▸ Collected data
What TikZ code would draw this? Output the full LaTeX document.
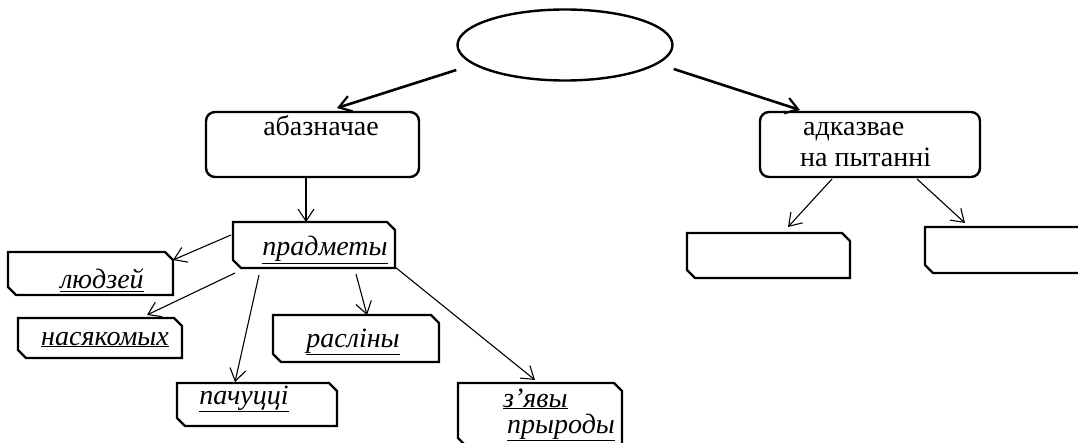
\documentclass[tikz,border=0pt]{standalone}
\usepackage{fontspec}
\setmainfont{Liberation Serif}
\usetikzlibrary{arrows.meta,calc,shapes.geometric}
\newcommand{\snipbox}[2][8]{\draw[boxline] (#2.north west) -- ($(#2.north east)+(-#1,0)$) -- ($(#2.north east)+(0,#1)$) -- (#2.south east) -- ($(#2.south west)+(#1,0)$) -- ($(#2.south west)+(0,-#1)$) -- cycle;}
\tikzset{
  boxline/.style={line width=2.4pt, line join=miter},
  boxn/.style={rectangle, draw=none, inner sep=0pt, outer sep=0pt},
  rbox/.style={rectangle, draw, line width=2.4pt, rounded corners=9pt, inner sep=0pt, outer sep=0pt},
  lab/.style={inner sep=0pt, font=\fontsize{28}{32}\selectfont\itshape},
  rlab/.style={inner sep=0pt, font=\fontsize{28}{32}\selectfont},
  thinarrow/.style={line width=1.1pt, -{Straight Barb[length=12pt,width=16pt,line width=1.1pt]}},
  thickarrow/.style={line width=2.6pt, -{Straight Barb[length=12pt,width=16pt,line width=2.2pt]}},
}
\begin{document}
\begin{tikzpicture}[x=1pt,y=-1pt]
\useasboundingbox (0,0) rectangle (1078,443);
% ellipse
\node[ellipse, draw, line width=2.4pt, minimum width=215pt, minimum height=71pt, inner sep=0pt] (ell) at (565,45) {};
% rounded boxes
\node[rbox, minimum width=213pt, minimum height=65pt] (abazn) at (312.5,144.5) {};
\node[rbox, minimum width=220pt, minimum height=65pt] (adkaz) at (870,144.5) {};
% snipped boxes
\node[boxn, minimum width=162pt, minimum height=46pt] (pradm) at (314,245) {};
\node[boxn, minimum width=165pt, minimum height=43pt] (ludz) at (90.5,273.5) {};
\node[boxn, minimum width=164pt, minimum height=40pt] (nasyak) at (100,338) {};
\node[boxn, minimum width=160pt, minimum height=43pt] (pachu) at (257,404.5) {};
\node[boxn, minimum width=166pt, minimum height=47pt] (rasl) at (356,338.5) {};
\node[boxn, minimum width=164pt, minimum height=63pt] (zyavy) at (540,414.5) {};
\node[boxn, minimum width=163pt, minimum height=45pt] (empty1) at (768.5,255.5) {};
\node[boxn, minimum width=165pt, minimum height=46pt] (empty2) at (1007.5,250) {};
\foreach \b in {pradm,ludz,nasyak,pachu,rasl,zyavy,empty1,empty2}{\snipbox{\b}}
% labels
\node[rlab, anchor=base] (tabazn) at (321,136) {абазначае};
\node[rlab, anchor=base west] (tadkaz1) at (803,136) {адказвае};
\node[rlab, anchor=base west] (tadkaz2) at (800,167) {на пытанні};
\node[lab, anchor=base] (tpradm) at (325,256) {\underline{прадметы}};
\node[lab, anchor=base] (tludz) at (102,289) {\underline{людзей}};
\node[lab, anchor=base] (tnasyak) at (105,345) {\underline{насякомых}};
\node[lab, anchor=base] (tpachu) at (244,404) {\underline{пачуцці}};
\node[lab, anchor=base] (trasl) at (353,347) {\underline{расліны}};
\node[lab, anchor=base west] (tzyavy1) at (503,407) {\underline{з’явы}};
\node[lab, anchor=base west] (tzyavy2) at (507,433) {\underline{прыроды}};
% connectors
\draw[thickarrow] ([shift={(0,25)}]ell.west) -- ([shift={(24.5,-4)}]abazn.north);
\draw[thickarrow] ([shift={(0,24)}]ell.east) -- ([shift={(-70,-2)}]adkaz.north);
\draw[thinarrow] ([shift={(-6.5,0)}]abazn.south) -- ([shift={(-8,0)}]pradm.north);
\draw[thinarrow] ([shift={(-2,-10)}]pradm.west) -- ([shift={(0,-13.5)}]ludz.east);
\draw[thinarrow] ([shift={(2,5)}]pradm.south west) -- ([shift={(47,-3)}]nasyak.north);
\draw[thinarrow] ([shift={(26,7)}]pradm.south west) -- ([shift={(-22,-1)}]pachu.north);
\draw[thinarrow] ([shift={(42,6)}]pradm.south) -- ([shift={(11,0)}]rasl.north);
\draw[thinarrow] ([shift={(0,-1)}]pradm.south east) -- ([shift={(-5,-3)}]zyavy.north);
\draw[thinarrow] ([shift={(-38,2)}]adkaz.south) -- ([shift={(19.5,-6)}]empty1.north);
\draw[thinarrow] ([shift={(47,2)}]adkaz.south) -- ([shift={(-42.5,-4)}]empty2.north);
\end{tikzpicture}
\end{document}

▸ Problem to solve
Transcribe all the lines above exactly, apart from the pictures.

▸ Final answer
What TikZ code would draw this? Output the full LaTeX document.
\documentclass[tikz,border=0pt]{standalone}
\usepackage{fontspec}
\setmainfont{Liberation Serif}
\usetikzlibrary{arrows.meta,calc,shapes.geometric}
\newcommand{\snipbox}[2][8]{\draw[boxline] (#2.north west) -- ($(#2.north east)+(-#1,0)$) -- ($(#2.north east)+(0,#1)$) -- (#2.south east) -- ($(#2.south west)+(#1,0)$) -- ($(#2.south west)+(0,-#1)$) -- cycle;}
\tikzset{
  boxline/.style={line width=2.4pt, line join=miter},
  boxn/.style={rectangle, draw=none, inner sep=0pt, outer sep=0pt},
  rbox/.style={rectangle, draw, line width=2.4pt, rounded corners=9pt, inner sep=0pt, outer sep=0pt},
  lab/.style={inner sep=0pt, font=\fontsize{28}{32}\selectfont\itshape},
  rlab/.style={inner sep=0pt, font=\fontsize{28}{32}\selectfont},
  thinarrow/.style={line width=1.1pt, -{Straight Barb[length=12pt,width=16pt,line width=1.1pt]}},
  thickarrow/.style={line width=2.6pt, -{Straight Barb[length=12pt,width=16pt,line width=2.2pt]}},
}
\begin{document}
\begin{tikzpicture}[x=1pt,y=-1pt]
\useasboundingbox (0,0) rectangle (1078,443);
% ellipse
\node[ellipse, draw, line width=2.4pt, minimum width=215pt, minimum height=71pt, inner sep=0pt] (ell) at (565,45) {};
% rounded boxes
\node[rbox, minimum width=213pt, minimum height=65pt] (abazn) at (312.5,144.5) {};
\node[rbox, minimum width=220pt, minimum height=65pt] (adkaz) at (870,144.5) {};
% snipped boxes
\node[boxn, minimum width=162pt, minimum height=46pt] (pradm) at (314,245) {};
\node[boxn, minimum width=165pt, minimum height=43pt] (ludz) at (90.5,273.5) {};
\node[boxn, minimum width=164pt, minimum height=40pt] (nasyak) at (100,338) {};
\node[boxn, minimum width=160pt, minimum height=43pt] (pachu) at (257,404.5) {};
\node[boxn, minimum width=166pt, minimum height=47pt] (rasl) at (356,338.5) {};
\node[boxn, minimum width=164pt, minimum height=63pt] (zyavy) at (540,414.5) {};
\node[boxn, minimum width=163pt, minimum height=45pt] (empty1) at (768.5,255.5) {};
\node[boxn, minimum width=165pt, minimum height=46pt] (empty2) at (1007.5,250) {};
\foreach \b in {pradm,ludz,nasyak,pachu,rasl,zyavy,empty1,empty2}{\snipbox{\b}}
% labels
\node[rlab, anchor=base] (tabazn) at (321,136) {абазначае};
\node[rlab, anchor=base west] (tadkaz1) at (803,136) {адказвае};
\node[rlab, anchor=base west] (tadkaz2) at (800,167) {на пытанні};
\node[lab, anchor=base] (tpradm) at (325,256) {\underline{прадметы}};
\node[lab, anchor=base] (tludz) at (102,289) {\underline{людзей}};
\node[lab, anchor=base] (tnasyak) at (105,345) {\underline{насякомых}};
\node[lab, anchor=base] (tpachu) at (244,404) {\underline{пачуцці}};
\node[lab, anchor=base] (trasl) at (353,347) {\underline{расліны}};
\node[lab, anchor=base west] (tzyavy1) at (503,407) {\underline{з’явы}};
\node[lab, anchor=base west] (tzyavy2) at (507,433) {\underline{прыроды}};
% connectors
\draw[thickarrow] ([shift={(0,25)}]ell.west) -- ([shift={(24.5,-4)}]abazn.north);
\draw[thickarrow] ([shift={(0,24)}]ell.east) -- ([shift={(-70,-2)}]adkaz.north);
\draw[thinarrow] ([shift={(-6.5,0)}]abazn.south) -- ([shift={(-8,0)}]pradm.north);
\draw[thinarrow] ([shift={(-2,-10)}]pradm.west) -- ([shift={(0,-13.5)}]ludz.east);
\draw[thinarrow] ([shift={(2,5)}]pradm.south west) -- ([shift={(47,-3)}]nasyak.north);
\draw[thinarrow] ([shift={(26,7)}]pradm.south west) -- ([shift={(-22,-1)}]pachu.north);
\draw[thinarrow] ([shift={(42,6)}]pradm.south) -- ([shift={(11,0)}]rasl.north);
\draw[thinarrow] ([shift={(0,-1)}]pradm.south east) -- ([shift={(-5,-3)}]zyavy.north);
\draw[thinarrow] ([shift={(-38,2)}]adkaz.south) -- ([shift={(19.5,-6)}]empty1.north);
\draw[thinarrow] ([shift={(47,2)}]adkaz.south) -- ([shift={(-42.5,-4)}]empty2.north);
\end{tikzpicture}
\end{document}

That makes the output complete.